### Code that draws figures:
──────────────────────────────

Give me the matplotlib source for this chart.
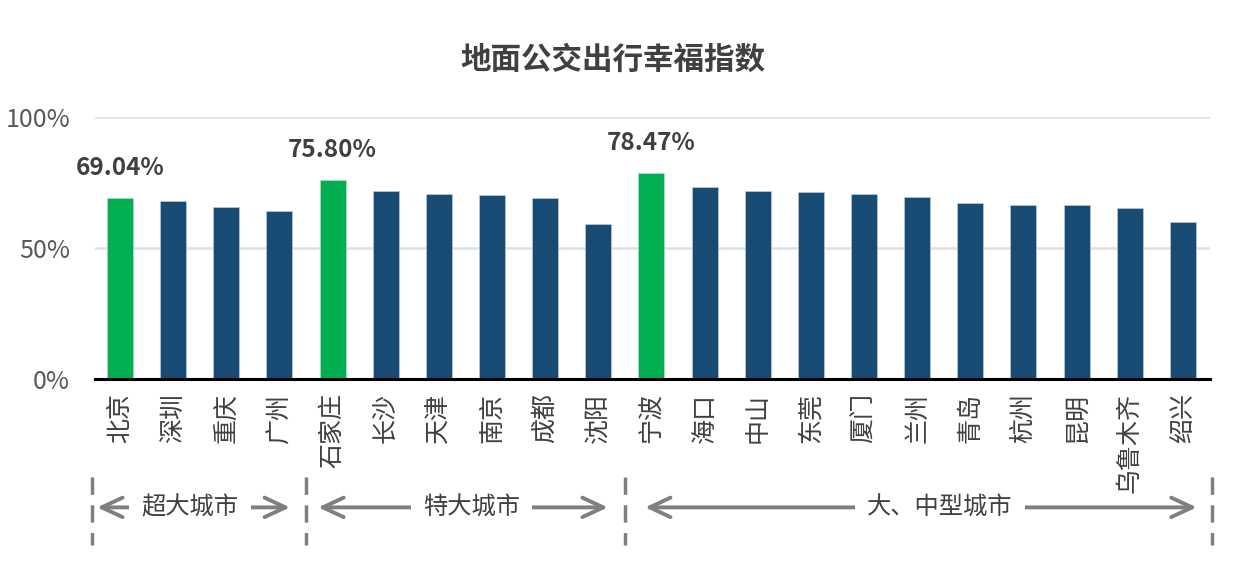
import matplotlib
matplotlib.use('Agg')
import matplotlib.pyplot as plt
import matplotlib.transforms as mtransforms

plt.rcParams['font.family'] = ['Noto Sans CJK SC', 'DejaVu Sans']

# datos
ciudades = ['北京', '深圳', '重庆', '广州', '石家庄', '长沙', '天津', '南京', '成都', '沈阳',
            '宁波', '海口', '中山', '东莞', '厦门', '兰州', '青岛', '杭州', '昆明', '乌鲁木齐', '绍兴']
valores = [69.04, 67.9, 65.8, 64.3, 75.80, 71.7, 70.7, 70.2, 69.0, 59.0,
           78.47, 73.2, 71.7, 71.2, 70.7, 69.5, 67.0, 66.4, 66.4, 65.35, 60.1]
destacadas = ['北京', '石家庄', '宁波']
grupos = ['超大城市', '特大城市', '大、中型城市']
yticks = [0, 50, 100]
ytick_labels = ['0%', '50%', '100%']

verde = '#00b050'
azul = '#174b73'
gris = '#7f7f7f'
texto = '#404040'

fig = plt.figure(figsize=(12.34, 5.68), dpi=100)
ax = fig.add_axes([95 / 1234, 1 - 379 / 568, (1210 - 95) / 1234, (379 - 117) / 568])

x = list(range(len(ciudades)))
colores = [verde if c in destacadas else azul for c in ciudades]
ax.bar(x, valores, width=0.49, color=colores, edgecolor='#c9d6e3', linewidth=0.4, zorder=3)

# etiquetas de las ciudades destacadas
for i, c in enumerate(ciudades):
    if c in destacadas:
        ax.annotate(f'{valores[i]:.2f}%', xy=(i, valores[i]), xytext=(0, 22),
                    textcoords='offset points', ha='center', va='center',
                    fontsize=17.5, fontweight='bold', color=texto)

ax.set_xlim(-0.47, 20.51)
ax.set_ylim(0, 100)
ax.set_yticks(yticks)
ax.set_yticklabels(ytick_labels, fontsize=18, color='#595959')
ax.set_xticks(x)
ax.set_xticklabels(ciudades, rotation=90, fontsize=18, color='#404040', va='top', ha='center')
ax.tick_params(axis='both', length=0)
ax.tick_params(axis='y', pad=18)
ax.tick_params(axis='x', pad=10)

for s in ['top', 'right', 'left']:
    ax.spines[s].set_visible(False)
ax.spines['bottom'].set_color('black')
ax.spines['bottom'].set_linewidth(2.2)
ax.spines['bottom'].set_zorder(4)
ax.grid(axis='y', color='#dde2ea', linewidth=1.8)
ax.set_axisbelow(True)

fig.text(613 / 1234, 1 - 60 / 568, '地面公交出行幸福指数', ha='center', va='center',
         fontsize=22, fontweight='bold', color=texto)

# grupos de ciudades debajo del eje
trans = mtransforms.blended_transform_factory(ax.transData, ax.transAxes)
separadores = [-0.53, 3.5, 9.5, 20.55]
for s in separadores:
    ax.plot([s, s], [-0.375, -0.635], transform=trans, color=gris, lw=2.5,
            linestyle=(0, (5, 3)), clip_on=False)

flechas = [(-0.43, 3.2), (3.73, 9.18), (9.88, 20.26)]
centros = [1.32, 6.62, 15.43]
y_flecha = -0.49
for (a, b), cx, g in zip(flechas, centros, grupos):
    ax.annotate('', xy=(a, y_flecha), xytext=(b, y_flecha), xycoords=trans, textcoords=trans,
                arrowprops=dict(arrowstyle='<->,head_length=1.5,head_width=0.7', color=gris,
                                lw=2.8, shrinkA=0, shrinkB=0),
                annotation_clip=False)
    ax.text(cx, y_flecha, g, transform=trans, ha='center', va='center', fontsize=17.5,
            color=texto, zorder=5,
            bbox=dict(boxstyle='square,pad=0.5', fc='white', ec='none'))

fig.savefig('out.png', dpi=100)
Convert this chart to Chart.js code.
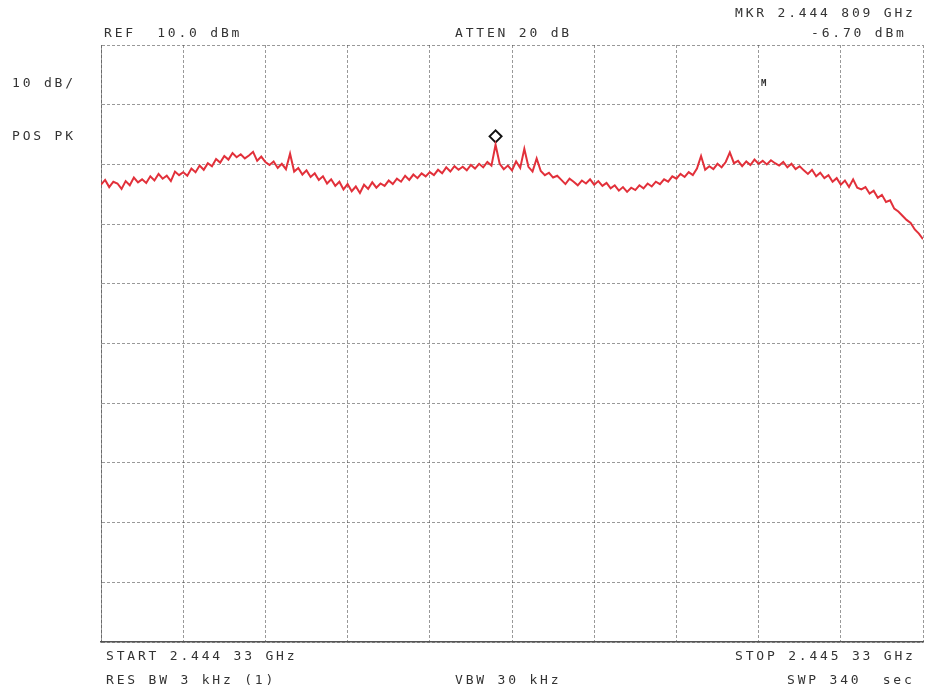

──────────────────────────────

### Exercise:
Pick out the lines that contain "matplotlib" and copy them.

### Problem solution:
Give me the matplotlib source for this chart.
import matplotlib
matplotlib.use('Agg')
import matplotlib.pyplot as plt
import matplotlib.transforms as mtransforms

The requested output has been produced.